(Records from a data source)
------------------------------

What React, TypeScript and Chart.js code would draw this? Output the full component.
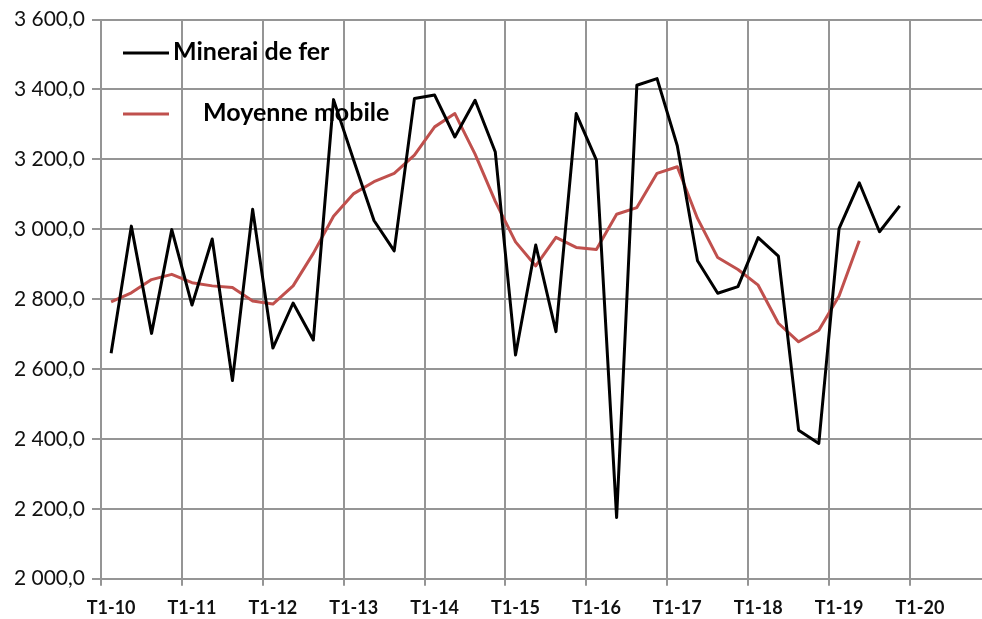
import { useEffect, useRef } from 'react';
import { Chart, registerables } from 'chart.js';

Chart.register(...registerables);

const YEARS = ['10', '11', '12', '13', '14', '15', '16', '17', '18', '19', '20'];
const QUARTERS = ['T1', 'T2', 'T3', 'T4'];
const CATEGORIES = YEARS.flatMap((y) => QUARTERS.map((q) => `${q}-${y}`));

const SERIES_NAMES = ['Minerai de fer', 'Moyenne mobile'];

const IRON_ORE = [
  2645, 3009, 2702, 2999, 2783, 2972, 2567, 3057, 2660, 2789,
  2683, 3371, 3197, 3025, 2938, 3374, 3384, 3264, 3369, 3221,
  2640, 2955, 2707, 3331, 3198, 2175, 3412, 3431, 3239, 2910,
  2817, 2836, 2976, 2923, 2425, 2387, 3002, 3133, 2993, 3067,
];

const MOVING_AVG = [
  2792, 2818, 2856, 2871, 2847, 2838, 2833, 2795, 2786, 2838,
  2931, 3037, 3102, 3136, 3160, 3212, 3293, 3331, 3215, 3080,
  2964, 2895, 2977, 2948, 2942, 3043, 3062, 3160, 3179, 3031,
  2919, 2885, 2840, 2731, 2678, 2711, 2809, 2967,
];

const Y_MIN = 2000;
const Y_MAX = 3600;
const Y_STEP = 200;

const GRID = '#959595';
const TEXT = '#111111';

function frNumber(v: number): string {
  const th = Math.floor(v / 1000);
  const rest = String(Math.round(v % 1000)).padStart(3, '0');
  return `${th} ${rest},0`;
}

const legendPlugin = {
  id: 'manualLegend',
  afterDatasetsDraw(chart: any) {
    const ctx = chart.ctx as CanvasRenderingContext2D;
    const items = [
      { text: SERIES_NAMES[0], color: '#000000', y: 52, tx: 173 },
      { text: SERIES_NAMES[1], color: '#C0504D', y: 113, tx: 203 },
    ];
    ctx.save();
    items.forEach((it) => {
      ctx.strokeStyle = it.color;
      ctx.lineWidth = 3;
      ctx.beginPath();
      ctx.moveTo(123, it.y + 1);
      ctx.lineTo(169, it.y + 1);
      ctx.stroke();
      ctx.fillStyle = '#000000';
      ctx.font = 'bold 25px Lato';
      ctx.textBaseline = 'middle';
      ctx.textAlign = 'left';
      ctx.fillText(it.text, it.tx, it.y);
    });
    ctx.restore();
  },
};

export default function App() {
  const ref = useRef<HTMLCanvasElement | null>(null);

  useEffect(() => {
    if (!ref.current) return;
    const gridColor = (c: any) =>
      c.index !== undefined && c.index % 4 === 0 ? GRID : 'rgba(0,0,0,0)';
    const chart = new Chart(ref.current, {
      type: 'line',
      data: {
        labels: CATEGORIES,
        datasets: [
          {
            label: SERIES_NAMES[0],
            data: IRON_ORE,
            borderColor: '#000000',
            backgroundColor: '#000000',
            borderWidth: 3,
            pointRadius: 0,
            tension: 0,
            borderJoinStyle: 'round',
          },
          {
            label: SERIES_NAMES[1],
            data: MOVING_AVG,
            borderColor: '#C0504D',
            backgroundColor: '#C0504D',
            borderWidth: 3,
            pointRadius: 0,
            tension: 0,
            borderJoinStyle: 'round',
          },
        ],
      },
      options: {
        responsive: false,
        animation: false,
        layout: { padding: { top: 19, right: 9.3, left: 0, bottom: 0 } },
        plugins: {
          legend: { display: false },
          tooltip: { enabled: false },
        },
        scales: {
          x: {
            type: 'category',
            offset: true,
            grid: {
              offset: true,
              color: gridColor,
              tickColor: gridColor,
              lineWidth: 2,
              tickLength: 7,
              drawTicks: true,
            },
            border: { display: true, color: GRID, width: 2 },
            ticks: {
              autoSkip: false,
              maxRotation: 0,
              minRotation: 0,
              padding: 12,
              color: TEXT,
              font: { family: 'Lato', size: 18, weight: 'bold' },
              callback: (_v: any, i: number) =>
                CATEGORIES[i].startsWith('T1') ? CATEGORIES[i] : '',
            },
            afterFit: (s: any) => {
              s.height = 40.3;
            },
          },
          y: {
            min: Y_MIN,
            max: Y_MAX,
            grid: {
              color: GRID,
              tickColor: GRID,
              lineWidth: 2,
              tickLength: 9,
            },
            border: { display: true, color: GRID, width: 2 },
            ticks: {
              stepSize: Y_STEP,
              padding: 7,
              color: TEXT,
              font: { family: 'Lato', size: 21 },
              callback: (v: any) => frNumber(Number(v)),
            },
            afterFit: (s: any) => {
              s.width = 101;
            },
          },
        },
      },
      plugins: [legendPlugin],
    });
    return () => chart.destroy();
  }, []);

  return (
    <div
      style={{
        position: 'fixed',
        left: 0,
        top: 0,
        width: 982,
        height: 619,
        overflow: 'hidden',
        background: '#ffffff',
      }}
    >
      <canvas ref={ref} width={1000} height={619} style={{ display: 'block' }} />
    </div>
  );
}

------------------------------

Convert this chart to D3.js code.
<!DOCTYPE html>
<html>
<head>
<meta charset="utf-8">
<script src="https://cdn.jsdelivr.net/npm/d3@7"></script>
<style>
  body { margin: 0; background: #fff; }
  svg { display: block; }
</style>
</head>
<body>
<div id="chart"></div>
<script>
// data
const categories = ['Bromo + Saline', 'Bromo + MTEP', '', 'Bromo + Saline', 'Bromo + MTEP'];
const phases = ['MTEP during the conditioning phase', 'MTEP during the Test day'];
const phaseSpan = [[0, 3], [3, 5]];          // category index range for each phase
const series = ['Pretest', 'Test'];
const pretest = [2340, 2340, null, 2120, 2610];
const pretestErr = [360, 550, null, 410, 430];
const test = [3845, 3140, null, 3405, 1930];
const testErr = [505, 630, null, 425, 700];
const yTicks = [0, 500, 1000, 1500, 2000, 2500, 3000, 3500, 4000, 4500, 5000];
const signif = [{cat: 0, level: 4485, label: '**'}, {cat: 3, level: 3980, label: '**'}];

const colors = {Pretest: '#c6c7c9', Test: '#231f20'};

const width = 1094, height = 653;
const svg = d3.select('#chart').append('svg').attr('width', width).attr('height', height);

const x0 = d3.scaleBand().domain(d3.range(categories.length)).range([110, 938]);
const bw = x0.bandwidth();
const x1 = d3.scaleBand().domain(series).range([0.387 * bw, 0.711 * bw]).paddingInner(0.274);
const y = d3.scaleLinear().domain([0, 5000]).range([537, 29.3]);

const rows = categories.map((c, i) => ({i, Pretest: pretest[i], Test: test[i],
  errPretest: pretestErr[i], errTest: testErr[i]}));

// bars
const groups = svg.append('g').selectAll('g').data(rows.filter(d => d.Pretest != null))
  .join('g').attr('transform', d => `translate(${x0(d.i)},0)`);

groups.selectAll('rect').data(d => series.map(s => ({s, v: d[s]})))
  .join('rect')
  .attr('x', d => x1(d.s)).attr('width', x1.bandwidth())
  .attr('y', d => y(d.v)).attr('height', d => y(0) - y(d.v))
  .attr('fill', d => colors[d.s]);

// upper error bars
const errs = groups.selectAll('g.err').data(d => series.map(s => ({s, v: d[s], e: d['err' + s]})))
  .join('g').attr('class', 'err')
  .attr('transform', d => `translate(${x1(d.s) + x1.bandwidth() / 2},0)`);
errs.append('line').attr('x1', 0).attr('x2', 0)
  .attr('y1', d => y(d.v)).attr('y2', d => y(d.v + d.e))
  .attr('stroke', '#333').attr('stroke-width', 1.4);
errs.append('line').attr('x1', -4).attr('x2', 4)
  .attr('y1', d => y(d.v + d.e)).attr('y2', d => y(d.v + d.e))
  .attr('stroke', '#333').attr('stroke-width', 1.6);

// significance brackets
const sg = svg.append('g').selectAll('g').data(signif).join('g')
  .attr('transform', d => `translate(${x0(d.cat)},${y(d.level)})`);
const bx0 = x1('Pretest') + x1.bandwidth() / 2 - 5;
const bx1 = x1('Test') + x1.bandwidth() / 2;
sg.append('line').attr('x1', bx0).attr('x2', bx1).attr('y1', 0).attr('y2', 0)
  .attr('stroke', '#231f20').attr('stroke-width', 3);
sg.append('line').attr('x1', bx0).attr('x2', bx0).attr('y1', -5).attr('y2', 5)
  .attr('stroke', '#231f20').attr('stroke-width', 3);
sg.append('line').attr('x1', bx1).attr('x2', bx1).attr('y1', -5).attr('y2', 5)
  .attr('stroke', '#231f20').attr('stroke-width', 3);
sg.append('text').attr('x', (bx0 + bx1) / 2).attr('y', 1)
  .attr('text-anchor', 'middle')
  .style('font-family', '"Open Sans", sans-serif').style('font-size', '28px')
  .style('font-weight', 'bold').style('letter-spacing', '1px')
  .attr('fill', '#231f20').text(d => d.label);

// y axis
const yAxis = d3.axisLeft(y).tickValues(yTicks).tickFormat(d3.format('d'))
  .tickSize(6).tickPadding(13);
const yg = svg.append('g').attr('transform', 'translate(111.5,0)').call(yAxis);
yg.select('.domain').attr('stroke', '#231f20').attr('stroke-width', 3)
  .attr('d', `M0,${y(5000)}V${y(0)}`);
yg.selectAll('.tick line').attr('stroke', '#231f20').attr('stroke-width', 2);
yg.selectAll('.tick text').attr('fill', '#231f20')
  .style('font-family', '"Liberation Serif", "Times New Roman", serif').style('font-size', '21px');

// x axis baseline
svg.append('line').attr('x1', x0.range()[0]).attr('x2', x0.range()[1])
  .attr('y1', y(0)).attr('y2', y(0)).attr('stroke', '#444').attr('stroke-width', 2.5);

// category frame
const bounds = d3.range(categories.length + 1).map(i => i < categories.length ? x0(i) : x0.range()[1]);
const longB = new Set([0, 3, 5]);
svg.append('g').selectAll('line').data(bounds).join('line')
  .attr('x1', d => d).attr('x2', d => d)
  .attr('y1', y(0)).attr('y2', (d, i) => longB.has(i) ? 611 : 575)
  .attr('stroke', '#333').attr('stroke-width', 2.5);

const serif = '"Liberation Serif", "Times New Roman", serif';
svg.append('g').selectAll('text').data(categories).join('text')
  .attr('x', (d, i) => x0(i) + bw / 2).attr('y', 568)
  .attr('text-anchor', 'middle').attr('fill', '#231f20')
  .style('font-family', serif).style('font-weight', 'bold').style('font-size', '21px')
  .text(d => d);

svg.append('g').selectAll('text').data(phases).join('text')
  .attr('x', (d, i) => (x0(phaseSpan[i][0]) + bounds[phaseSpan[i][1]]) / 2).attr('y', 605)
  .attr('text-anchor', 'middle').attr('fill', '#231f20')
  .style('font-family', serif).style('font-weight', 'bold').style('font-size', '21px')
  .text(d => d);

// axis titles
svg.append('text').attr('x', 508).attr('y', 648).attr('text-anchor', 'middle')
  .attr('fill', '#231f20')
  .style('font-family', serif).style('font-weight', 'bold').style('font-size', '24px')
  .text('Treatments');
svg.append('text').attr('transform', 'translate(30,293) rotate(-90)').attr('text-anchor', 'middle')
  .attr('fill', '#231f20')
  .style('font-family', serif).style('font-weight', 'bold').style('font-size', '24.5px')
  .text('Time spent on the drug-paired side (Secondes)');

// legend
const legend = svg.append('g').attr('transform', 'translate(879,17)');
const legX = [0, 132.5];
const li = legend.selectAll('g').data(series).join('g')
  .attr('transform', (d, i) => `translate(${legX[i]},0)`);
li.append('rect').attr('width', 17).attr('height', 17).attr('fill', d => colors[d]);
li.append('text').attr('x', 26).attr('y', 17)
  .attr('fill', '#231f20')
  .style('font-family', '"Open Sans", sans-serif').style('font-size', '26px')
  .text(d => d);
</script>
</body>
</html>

------------------------------

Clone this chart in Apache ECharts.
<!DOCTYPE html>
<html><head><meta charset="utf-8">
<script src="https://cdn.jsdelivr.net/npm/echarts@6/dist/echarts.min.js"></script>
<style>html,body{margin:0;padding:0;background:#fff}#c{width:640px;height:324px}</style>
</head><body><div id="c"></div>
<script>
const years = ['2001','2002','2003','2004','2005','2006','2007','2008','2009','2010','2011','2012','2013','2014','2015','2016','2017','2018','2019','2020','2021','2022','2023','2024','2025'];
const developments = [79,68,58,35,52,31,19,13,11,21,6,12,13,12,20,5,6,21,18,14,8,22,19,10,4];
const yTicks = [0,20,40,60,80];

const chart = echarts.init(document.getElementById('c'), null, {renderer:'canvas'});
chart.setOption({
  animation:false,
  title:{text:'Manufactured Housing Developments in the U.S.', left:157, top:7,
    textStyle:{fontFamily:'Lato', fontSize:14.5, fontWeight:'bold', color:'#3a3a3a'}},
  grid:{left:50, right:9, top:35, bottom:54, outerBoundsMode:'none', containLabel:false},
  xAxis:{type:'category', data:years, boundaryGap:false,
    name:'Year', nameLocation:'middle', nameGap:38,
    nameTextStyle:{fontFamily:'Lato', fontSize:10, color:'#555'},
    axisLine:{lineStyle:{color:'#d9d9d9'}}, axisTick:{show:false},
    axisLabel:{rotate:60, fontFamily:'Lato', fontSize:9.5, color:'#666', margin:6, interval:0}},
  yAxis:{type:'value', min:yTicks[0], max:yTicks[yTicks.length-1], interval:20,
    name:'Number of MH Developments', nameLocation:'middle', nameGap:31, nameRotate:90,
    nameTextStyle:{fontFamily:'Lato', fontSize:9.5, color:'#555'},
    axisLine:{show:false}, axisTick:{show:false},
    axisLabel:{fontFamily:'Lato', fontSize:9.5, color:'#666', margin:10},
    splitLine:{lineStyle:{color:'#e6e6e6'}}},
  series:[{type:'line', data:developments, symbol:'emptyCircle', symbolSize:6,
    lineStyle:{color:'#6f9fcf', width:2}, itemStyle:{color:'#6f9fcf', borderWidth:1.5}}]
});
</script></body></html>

------------------------------

:: Exercise objective ::
Both the line with "Clone this chart in Apache ECharts." and the line with "const yTicks = [0,20,40,60,80];" belong in the extract, along with every line between them; set down those lines exactly and only.

:: Solution ::
Clone this chart in Apache ECharts.
<!DOCTYPE html>
<html><head><meta charset="utf-8">
<script src="https://cdn.jsdelivr.net/npm/echarts@6/dist/echarts.min.js"></script>
<style>html,body{margin:0;padding:0;background:#fff}#c{width:640px;height:324px}</style>
</head><body><div id="c"></div>
<script>
const years = ['2001','2002','2003','2004','2005','2006','2007','2008','2009','2010','2011','2012','2013','2014','2015','2016','2017','2018','2019','2020','2021','2022','2023','2024','2025'];
const developments = [79,68,58,35,52,31,19,13,11,21,6,12,13,12,20,5,6,21,18,14,8,22,19,10,4];
const yTicks = [0,20,40,60,80];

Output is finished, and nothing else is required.